The Anthropology of Space, Place and Architecture

Course Code:
Unit value:
Year of study:
Year 3
Taught in:
Term 2
The course introduces various approaches to studying space, place and architecture, and provides a framework for critically assessing the historical, cultural and social significance of these concepts.

The principal aim is to challenge notions of ‘space’ as a reified entity which is conceptualised and inhabited in a universal manner, and to cultivate a more complex understanding of the processes of human agency which manipulate, produce and re-produce space as perhaps the most significant and crucial component of any material culture.


The theory presented in this course builds on the students’ theoretical background acquired in the second-year Theory in Anthropology course, and it will compliment many of the theoretical issues covered in the third-year Contemporary Trends course.

The ethnographic examples of space, place and architecture discussed in the lectures and tutorials cover a wide number of regions including the Near and Middle East, Asia and Africa, and thus the course also builds upon the students’ second-year ethnographic studies.

Objectives and learning outcomes of the course

Students will study various anthropological and social theories applied to the study of space, place and architecture in a variety of cultural and social settings (including London and the SOAS regions).

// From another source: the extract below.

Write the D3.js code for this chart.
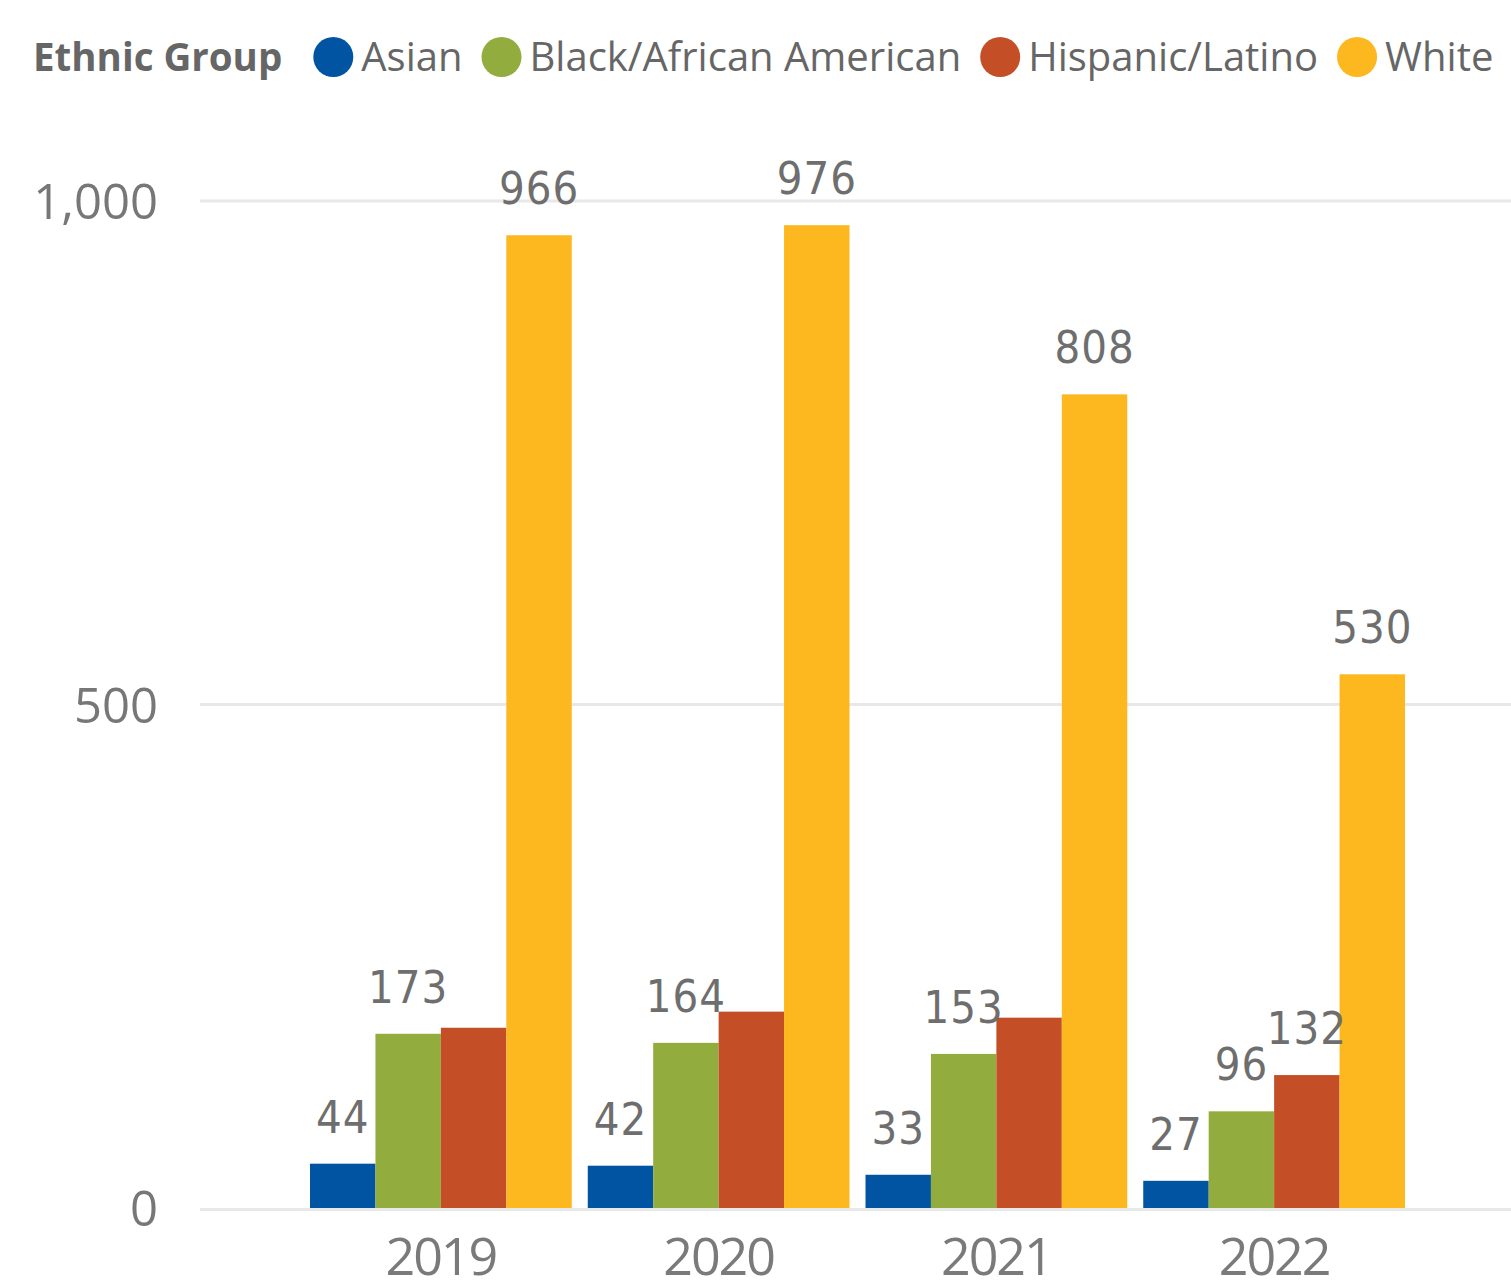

Students will learn how to:
  • critically assess data from texts, various forms of visual media, and
    digital sources (including documentary film, and web and electronic data sources); 
  • solve problems of conflicting sources and conflicting interpretations; 
  • locate materials and use search sources (including research library catalogues) and other relevant sources; 
  • and conduct a small component of fieldwork.
Intellectual (thinking) Skills
  • Capacity to discuss anthropological issues concerning space, place and architecture in an articulate, informed and impartial manner.
  • Ability to frame and present an argument.
  • Ability to absorb, process and distinguish descriptive and interpretative material.
  • Capacity to think both critically and creatively about anthropological issues and topics.
Transferable Skills

The programme will encourage students to:

  • Write concisely and with clarity.
  • Communicate ideas both orally and with the aid of visual material.
  • Engage critically with debates on social and cultural issues, to pose relevant questions, and to formulate and orally communicate ideas with clarity and precision.
  • Explore a variety of sources for research materials.
  • Develop research methods and elementary fieldwork skills.
  • Possess basic computer skills and ability to use basic software packages.
  • Work to deadlines and standards.
  • Develop self-reflexiveness.
  • Develop awareness of the relativity of diverse social structures, cultural values, beliefs and attitudes.
  • Assess the validity and cogency of arguments.
  • Make judgments involving complex factors.

Method of assessment

Coursework 1 (10%), Coursework 2 (80%), Oral presentation (10%).